Seputar PA se Kalsel
Pemenuhan Kewajiban Nafkah Pasca Perceraian di Pengadilan Agama Pelaihari s.d. Agustus 2022
Bagaimana pelaksanaan pemenuhan kewajiban nafkah pasca perceraian di PA Pelaihari?Selama tahun 2022, berdasarkan data yang diperoleh dari petugas layanan pembayaran, terdapat 15 pembayaran nafkah. Kelima belas pembayaran tersebut terdiri dari 7 perkara cerai talak, dan 8 perkara cerai gugat. Untuk perkara cerai talak, pembayaran dilakukan dengan menitipkan uang di pengadilan dalam hal pihak istri tidak hadir pada saat sidang ikrar talak. Sedangkan untuk perkara cerai gugat pembayaran dilakukan ketika pihak Tergugat mengambil akta cerai.
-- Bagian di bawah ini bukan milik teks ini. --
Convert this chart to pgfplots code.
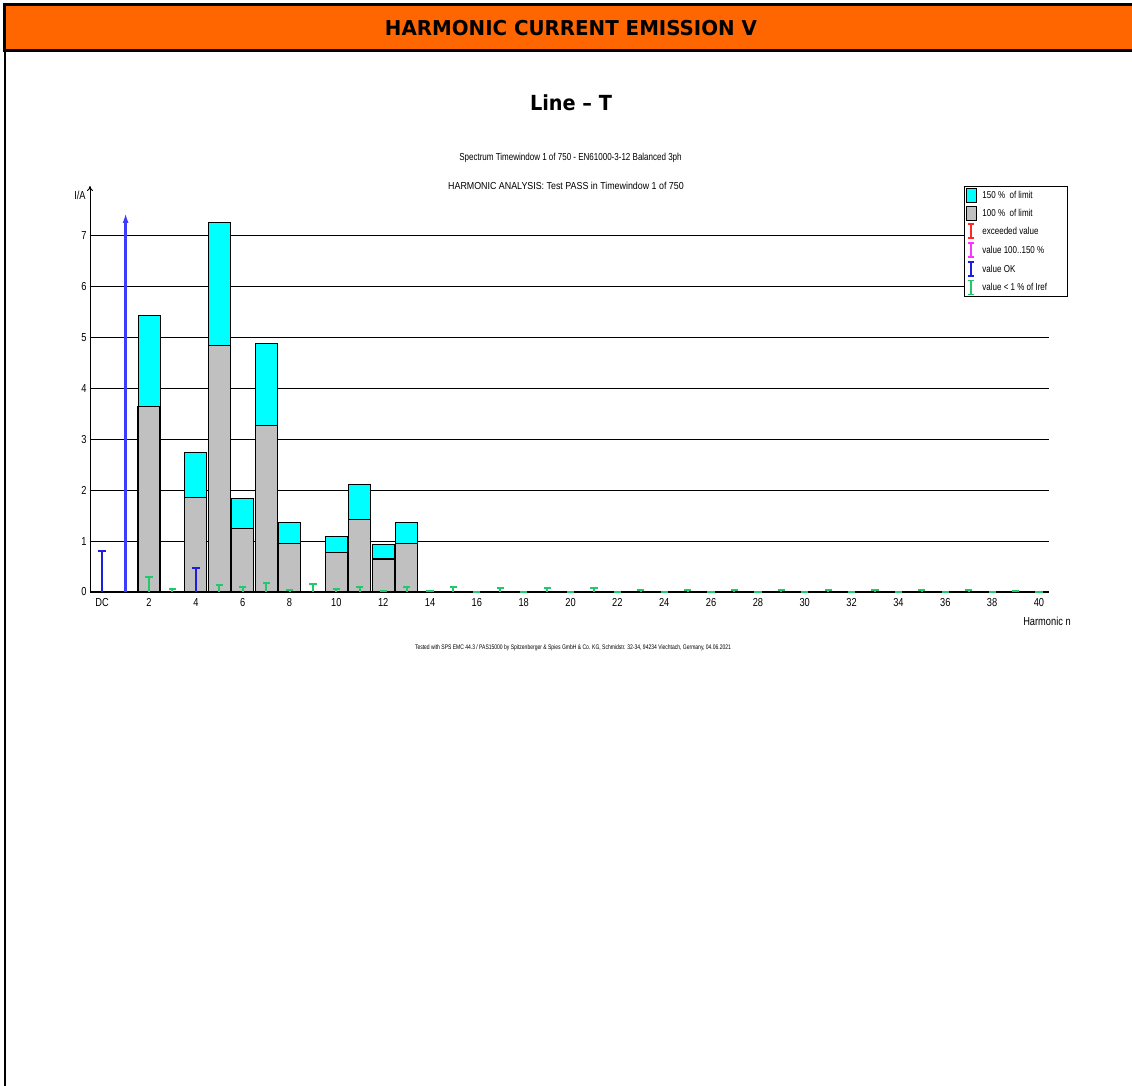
\documentclass[border=0pt]{standalone}
\usepackage{pgfplots}
\pgfplotsset{compat=1.18}
\usepackage{pgfplotstable}
\usepackage{fontspec}
\usetikzlibrary{arrows.meta}
\setmainfont{Liberation Sans}
\newfontfamily\nf[FakeStretch=0.8]{Liberation Sans}
\newfontfamily\hdfont{DejaVu Sans}
\definecolor{hdr}{RGB}{255,102,0}
\definecolor{lcyan}{RGB}{0,255,255}
\definecolor{lgray}{RGB}{192,192,192}
\definecolor{vgreen}{RGB}{34,200,110}
\definecolor{vblue}{RGB}{30,30,225}
\definecolor{ablue}{RGB}{60,60,255}
\definecolor{vred}{RGB}{255,40,40}
\definecolor{vmag}{RGB}{255,50,255}
\pgfplotstableread{
n  hi    lo
2  5.44  3.64
4  2.74  1.85
5  7.26  4.84
6  1.84  1.25
7  4.88  3.28
8  1.37  0.95
10 1.10  0.77
11 2.12  1.43
12 0.94  0.65
13 1.37  0.95
}\limits
\begin{document}
\begin{tikzpicture}
\useasboundingbox (0,0) rectangle (566pt,-543pt);
\begin{scope}[x=0.5pt,y=-0.5pt]
\fill[black] (3,3) rectangle (1132,52);
\fill[hdr] (6,6) rectangle (1132,49);
\fill[black] (4,3) rectangle (6,1086);
\node[anchor=base,inner sep=0pt] at (571,36) {\resizebox{186pt}{7.6pt}{\hdfont\bfseries HARMONIC CURRENT EMISSION V}};
\node[anchor=base,inner sep=0pt] at (571,111) {\resizebox{41pt}{7.9pt}{\hdfont\bfseries Line – T}};
\node[anchor=base,inner sep=0pt] at (570.5,160.7) {\resizebox{111.2pt}{3.67pt}{Spectrum Timewindow 1 of 750 - EN61000-3-12 Balanced 3ph}};
\node[anchor=base,inner sep=0pt] at (566,190) {\resizebox{117.8pt}{3.67pt}{HARMONIC ANALYSIS: Test PASS in Timewindow 1 of 750}};
\node[anchor=base,inner sep=0pt] at (573,649) {\resizebox{158pt}{2.4pt}{Tested with SPS EMC 44.3 / PAS15000 by Spitzenberger \& Spies GmbH \& Co. KG, Schmidstr. 32-34, 94234 Viechtach, Germany, 04.06.2021}};
\node[inner sep=0pt] at (80,195) {\nf\fontsize{5.8}{6}\selectfont I/A};
\node[inner sep=0pt] at (1047,621) {\nf\fontsize{5.8}{6}\selectfont Harmonic n};
\end{scope}
\begin{axis}[
  at={(45pt,-296pt)}, anchor=south west,
  scale only axis, width=479.5pt, height=203pt,
  xmin=-0.52, xmax=40.43, ymin=0, ymax=7.98,
  axis x line=bottom, axis y line=left,
  x axis line style={-, line width=0.5pt},
  y axis line style={-{To[length=2.5pt,width=3pt]}, line width=0.5pt},
  xtick={0,2,4,6,8,10,12,14,16,18,20,22,24,26,28,30,32,34,36,38,40},
  xticklabels={DC,2,4,6,8,10,12,14,16,18,20,22,24,26,28,30,32,34,36,38,40},
  ytick={0,1,2,3,4,5,6,7},
  major tick length=0pt,
  ymajorgrids, grid style={black, line width=0.6pt},
  tick label style={font=\nf\fontsize{5.8}{6}\selectfont},
  /pgf/number format/assume math mode=true,
  xticklabel style={inner sep=0pt, yshift=-3pt},
  yticklabel style={inner sep=0pt, xshift=-1.5pt},
  clip=false,
  legend style={at={(0.9114,1)}, anchor=north west, draw=black, fill=white,
    inner sep=0.6pt, row sep=1.4pt, column sep=3pt,
    font=\nf\fontsize{5}{6}\selectfont,
    nodes={inner sep=0pt, text height=5.4pt, text depth=2.1pt}},
  legend cell align=left,
]
\addplot[ybar, bar width=0.94, bar shift=0pt, fill=lcyan, draw=black, line width=0.5pt, forget plot] table[x=n,y=hi] {\limits};
\addplot[ybar, bar width=0.94, bar shift=0pt, fill=lgray, draw=black, line width=0.6pt, forget plot] table[x=n,y=lo] {\limits};
\addplot[ycomb, vgreen, line width=1pt, mark=-, mark size=1.8pt, forget plot] coordinates {
(2,0.30) (3,0.05) (5,0.14) (6,0.10) (7,0.18) (8,0.03) (9,0.16) (10,0.05) (11,0.10) (12,0.01) (13,0.10) (14,0.01)
(15,0.09) (16,0.005) (17,0.07) (18,0.005) (19,0.07) (20,0.005) (21,0.07) (22,0.005) (23,0.04) (24,0.005)
(25,0.04) (26,0.005) (27,0.04) (28,0.005) (29,0.04) (30,0.005) (31,0.04) (32,0.005) (33,0.04) (34,0.005)
(35,0.04) (36,0.005) (37,0.04) (38,0.005) (39,0.02) (40,0.005)};
\addplot[ycomb, vblue, line width=1pt, mark=-, mark size=2pt, forget plot] coordinates {(0,0.80) (4,0.48)};
\addplot[ablue, line width=1.2pt, -{Latex[length=5pt,width=3pt]}, forget plot] coordinates {(1,0) (1,7.45)};
\addlegendimage{legend image code/.code={\draw[fill=lcyan,draw=black] (0pt,-3.5pt) rectangle (5pt,3.5pt);}}
\addlegendentry{\makebox[42pt][l]{150 \%\ \ of limit}}
\addlegendimage{legend image code/.code={\draw[fill=lgray,draw=black] (0pt,-3.5pt) rectangle (5pt,3.5pt);}}
\addlegendentry{100 \%\ \ of limit}
\addlegendimage{legend image code/.code={\draw[vred,line width=1pt] (2.5pt,-3.5pt)--(2.5pt,3.5pt); \draw[vred,line width=0.8pt] (0.8pt,3.5pt)--(4.2pt,3.5pt) (0.8pt,-3.5pt)--(4.2pt,-3.5pt);}}
\addlegendentry{exceeded value}
\addlegendimage{legend image code/.code={\draw[vmag,line width=1pt] (2.5pt,-3.5pt)--(2.5pt,3.5pt); \draw[vmag,line width=0.8pt] (0.8pt,3.5pt)--(4.2pt,3.5pt) (0.8pt,-3.5pt)--(4.2pt,-3.5pt);}}
\addlegendentry{value 100..150 \%}
\addlegendimage{legend image code/.code={\draw[vblue,line width=1pt] (2.5pt,-3.5pt)--(2.5pt,3.5pt); \draw[vblue,line width=0.8pt] (0.8pt,3.5pt)--(4.2pt,3.5pt) (0.8pt,-3.5pt)--(4.2pt,-3.5pt);}}
\addlegendentry{value OK}
\addlegendimage{legend image code/.code={\draw[vgreen,line width=1pt] (2.5pt,-3.5pt)--(2.5pt,3.5pt); \draw[vgreen,line width=0.8pt] (0.8pt,3.5pt)--(4.2pt,3.5pt) (0.8pt,-3.5pt)--(4.2pt,-3.5pt);}}
\addlegendentry{value < 1 \% of Iref}
\end{axis}
\end{tikzpicture}
\end{document}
Dari 15 pembayaran tersebut terdiri dari perkara tahun 2022 sebanyak 6 perkara, tahun 2021 sebanyak 7 perkara, dan tahun 2020 sebanyak 2 perkara.Selama tahun 2022 hingga awal Agustus 2022, terdapat 55 perkara cerai gugat yang diputus dengan kewajiban nafkah bagi pihak bekas suami dari 413 perkara yang diterima. Sedangkan untuk perkara cerai talak terdapat 34 perkara yang diputus dengan kewajiban nafkah bagi bekas suami, dari 125 perkara yang diterima.
Jika ditelusuri berdasarkan jenis pekerjaan dalam perkara cerai gugat yang diterima selama tahun 2022 hingga awal Agustus, ditemukan 5 besar jenis pekerjaan suami adalah:
1. Buruh harian lepas sebanyak 79 orang.
2. Karyawan sebanyak 71 orang.
3. Petani sebanyak 57 orang.
4. Sopir sebanyak 43 orang.
5. Pedagang sebanyak 33 orang.
Sedangkan jumlah suami yang tidak bekerja sebanyak 26 orang. Sementara besar beban kewajiban nafkah dari 15 pembayaran tersebut berkisar antara Rp500.000,00 sampai dengan Rp6.000.000,00.Sebagai perbandingan, selama tahun 2021 terdapat 41 pembayaran nafkah dengan jumlah antara Rp500.000,00 sampai dengan Rp9.000.000,00. Selama tahun 2021 terdapat 316 perkara cerai gugat yang diputus dengan pembebanan kewajiban nafkah bagi bekas suami dari 645 perkara cerai gugat yang diterima, dan 85 perkara cerai talak yang diputus dengan pembebanan kewajiban nafkah bagi bekas suami dari 183 perkara cerai talak yang diterima. Pembebanan nafkah dalam hal ini dapat mencakup nafkah iddah, mut'ah, dan nafkah anak, atau hanya nafkah anak.
Dari data-data yang dipaparkan di atas, dapat diketahui bahwa tingkat pemenuhan kewajiban nafkah pasca perceraian masih rendah jika dibandingkan dengan jumlah perkara yang diputus dengan pembebanan kewajiban nafkah, baik di tahun 2021 maupun tahun 2022. Pada tahun 2021, seiring dengan terbitnya kebijakan Direktorat Jenderal Badan Peradilan Agama terkait Jaminan Perlindungan Hak-hak Perempuan dan Anak pasca perceraian, tingkat tuntutan terhadap nafkah iddah, mut'ah, nafkah lampau, dan nafkah anak dalam perkara cerai gugat cukup tinggi. Namun kemudian tren yang berkembang, tuntutan demikian semakin berkurang dengan berbagai alasan dari pihak istri yang enggan untuk menuntut hak-hak pasca perceraian terkait nafkah iddah dan mut'ah dan jika ada lebih banyak menuntut nafkah anak.
Pada saat ini pembebanan kewajiban nafkah lebih banyak berdasarkan ex-officio hakim dibandingkan dengan tuntutan dalam surat gugatan dalam perkara cerai gugat maupun gugatan rekonvensi dalam perkara cerai talak. Dalam menggunakan kewenangan secara ex-officio terkait pembebanan kewajiban nafkah pasca perceraian, hakim selalu mempertimbangkan tiga hal, yaitu nusyuz istri, siapa yang mengasuh anak, dan kemampuan suami, sehingga tidak semua perkara dapat diputus dengan pembebanan kewajiban nafkah pasca perceraian kepada bekas suami.